On retrouve dans la dernière partie les talents polémistes de Shane_Fenton. Mon commentaire portera uniquement sur un point de psychologie. Shane_Fenton fait référence à la désensibilisation pour expliquer qu’il est si facile de tuer dans un jeu vidéo. La désensibilisation est une notion issue des études sur le conditionnement. Elle correspond au fait qu’avec le temps le même stimuli a des effets de moins en moins importants. Or sur la facilité à tuer dans un jeu vidéo, ce qui importe ce n’est pas le stimuli mais le fait que la personne est assurée que son comportement n’aura aucune sorte de conséquence pour elle et pour autrui. Le fait que les jeux vidéo soient des jeux est souvent oublié. Cela conduit à réfléchir sur la bonne et la mauvaise violence dans les jeux vidéo.

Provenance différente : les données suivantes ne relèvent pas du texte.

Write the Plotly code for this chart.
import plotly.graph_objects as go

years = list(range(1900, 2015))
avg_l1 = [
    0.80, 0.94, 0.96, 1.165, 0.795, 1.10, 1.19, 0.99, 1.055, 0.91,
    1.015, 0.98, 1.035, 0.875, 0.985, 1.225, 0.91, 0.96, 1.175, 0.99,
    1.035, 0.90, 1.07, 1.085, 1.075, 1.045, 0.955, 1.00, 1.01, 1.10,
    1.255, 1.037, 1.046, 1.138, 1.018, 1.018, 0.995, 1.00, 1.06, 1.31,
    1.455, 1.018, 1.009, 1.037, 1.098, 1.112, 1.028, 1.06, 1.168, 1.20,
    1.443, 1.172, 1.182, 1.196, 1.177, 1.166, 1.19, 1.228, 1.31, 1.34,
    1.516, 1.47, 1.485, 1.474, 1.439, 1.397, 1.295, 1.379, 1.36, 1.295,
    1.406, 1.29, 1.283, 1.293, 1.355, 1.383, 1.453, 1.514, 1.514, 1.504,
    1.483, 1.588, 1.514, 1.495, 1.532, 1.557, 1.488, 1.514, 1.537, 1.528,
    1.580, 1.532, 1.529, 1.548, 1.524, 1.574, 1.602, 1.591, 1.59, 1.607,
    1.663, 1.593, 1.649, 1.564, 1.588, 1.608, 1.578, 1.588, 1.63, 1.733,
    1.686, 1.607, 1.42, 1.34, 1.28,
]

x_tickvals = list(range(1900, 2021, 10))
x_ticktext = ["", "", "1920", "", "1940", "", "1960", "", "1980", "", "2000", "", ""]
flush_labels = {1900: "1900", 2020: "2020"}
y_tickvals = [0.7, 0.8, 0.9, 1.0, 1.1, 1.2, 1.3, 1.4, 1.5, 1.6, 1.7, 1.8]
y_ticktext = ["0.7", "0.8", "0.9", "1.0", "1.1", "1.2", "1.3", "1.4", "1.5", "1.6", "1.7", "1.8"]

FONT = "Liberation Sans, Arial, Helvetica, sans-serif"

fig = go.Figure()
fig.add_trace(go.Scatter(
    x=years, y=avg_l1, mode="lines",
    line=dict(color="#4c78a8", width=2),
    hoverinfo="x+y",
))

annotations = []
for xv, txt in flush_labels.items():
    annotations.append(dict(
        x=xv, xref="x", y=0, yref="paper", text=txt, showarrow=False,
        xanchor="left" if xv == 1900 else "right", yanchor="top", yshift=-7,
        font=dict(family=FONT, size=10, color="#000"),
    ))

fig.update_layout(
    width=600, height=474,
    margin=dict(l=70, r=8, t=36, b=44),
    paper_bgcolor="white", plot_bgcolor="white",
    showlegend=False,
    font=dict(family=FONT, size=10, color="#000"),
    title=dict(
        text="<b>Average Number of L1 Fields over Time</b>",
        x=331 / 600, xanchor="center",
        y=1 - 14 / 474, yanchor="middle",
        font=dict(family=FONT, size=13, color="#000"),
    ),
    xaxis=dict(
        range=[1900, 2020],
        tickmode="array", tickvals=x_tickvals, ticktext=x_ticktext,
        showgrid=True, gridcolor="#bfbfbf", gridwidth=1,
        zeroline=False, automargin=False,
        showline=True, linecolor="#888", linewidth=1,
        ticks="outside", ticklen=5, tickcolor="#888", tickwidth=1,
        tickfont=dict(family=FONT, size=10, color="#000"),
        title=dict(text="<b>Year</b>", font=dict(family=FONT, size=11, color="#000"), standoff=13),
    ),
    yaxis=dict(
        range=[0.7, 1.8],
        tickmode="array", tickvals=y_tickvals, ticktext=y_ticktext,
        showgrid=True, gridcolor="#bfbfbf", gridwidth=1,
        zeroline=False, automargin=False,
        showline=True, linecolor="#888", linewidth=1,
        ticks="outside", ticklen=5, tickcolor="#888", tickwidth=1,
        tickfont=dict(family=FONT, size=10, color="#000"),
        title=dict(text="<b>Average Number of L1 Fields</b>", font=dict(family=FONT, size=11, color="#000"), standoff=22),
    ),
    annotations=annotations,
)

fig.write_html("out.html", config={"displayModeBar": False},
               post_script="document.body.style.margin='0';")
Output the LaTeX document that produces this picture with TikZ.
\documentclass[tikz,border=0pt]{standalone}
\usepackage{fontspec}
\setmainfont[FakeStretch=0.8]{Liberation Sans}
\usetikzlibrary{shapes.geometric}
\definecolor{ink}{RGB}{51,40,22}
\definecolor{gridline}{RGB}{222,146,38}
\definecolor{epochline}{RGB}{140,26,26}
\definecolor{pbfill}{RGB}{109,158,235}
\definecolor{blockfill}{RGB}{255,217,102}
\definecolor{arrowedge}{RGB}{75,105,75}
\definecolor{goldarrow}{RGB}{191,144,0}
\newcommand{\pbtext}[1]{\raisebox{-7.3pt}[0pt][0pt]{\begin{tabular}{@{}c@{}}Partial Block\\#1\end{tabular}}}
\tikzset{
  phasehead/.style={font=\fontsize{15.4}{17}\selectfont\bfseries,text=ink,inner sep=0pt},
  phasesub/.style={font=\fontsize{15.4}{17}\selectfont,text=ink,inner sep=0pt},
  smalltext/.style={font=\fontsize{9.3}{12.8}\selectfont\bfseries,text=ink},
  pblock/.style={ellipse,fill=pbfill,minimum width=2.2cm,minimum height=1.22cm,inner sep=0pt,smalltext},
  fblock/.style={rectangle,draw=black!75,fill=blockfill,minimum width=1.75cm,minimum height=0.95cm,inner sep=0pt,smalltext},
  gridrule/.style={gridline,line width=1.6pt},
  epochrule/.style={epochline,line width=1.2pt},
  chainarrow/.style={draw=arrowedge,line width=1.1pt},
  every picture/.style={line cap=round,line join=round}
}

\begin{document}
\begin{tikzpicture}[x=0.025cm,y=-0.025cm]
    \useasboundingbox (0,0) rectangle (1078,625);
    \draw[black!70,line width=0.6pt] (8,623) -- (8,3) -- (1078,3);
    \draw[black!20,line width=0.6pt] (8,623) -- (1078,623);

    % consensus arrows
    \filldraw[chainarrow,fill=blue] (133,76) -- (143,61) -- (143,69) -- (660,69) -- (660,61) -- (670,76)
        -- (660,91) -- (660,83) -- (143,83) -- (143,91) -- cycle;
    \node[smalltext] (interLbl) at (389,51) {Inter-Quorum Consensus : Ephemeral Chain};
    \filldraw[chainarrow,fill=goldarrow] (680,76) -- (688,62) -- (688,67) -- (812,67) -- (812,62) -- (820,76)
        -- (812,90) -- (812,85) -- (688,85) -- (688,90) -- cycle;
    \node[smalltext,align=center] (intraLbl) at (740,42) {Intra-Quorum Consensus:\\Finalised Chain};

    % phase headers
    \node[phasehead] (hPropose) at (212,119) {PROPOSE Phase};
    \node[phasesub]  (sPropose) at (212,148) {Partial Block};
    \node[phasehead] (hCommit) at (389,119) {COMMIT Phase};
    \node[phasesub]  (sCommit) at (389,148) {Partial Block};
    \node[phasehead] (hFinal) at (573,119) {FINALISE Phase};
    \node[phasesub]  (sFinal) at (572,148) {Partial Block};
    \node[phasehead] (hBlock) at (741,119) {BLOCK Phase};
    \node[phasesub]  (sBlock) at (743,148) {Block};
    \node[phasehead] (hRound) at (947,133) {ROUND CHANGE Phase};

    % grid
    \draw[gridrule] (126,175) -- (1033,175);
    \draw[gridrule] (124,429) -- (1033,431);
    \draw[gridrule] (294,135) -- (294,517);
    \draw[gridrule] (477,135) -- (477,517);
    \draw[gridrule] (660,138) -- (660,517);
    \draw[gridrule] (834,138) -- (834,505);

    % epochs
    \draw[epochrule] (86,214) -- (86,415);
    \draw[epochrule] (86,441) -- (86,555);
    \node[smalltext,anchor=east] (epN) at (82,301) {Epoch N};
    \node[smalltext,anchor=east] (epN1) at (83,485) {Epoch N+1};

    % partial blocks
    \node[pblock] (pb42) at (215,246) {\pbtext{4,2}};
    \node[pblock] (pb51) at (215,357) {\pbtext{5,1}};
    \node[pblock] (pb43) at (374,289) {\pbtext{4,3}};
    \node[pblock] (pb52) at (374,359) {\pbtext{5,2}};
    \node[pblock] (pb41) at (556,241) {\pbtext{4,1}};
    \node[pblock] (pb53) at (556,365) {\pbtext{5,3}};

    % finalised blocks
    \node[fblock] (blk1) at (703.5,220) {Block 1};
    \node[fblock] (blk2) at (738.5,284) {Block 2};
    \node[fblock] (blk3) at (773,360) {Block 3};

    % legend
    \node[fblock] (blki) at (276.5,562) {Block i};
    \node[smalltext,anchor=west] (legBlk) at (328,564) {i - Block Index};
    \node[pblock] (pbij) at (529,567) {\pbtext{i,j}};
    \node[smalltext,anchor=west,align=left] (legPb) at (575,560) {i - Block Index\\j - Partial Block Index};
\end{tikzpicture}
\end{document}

De mon point de vue, c’est une mauvaise question. Se pose-t-on la question de la bonne ou mauvaise violence lorsque des enfants attachent en semblant un camarade de jeu et le torturent a coups de tomahawk ?Se pose-t-on la question de la bonne ou de la mauvaise violence lorsque le loup est ébouillanté dans le chaudron des petits cochons ? Ces questions sont importantes, mais dans l’espace-temps du jeu, elle sont sans objet
Etre confronté à des images violentes désensibilise-t-il ? C’est possible. Est ce que cela rend les personnes moins sensibles ? Ce n’est pas certain. Les personnes confrontées a des images violentes peuvent avoir des réactions moins importantes parce qu’elles sont sensibles à la violence. La baisse de la réaction de la personne n’est donc pas le signe de sa déshumanisation mais au contraire de son empathie
Le livre s’appuie principalement sur des interview publiées dans la presse. Cela donne une bonne idée du traitement médiatique des jeux vidéo problématique. Mais il y a une distance entre ce que les chercheurs publient et ce qu’ils disent dans la presse. Cette différence n’est pas due à de la mauvaise foi mais simplement au fait qu’il s’agit de média différents. Les rares publications scientifiques qui sont citées sont celles qui vont dans le sens de l’auteur
Benjamin Berget ne donne pas les critères de sélection des jeux vidéo polémiques. Sur quels critères ont été choisis les 18 jeux vidéo présentés ? Quels sont les critères qui ont permis le classement dans les deux catégories présentées ? On s’étonne de voir Mortal Kombat dans les jeux vidéo de torture. Il est à mon sens un jeu de baston qui doit son succès à son système de combat et aux fatalities aussi violentes qu’exagérées qui permettent de finir un combat. Quelques définitions sur ce qu’est un jeu vidéo d’horreur ou un jeu vidéo de torture aurait permis d’éviter ces écueils
En conclusion.
Le livre Histoire des jeux vidéo polémiques vol. 2 est une bonne recension des jeux vidéo polémiques mais pas une histoire des jeux vidéo polémiques au sens classique du mot.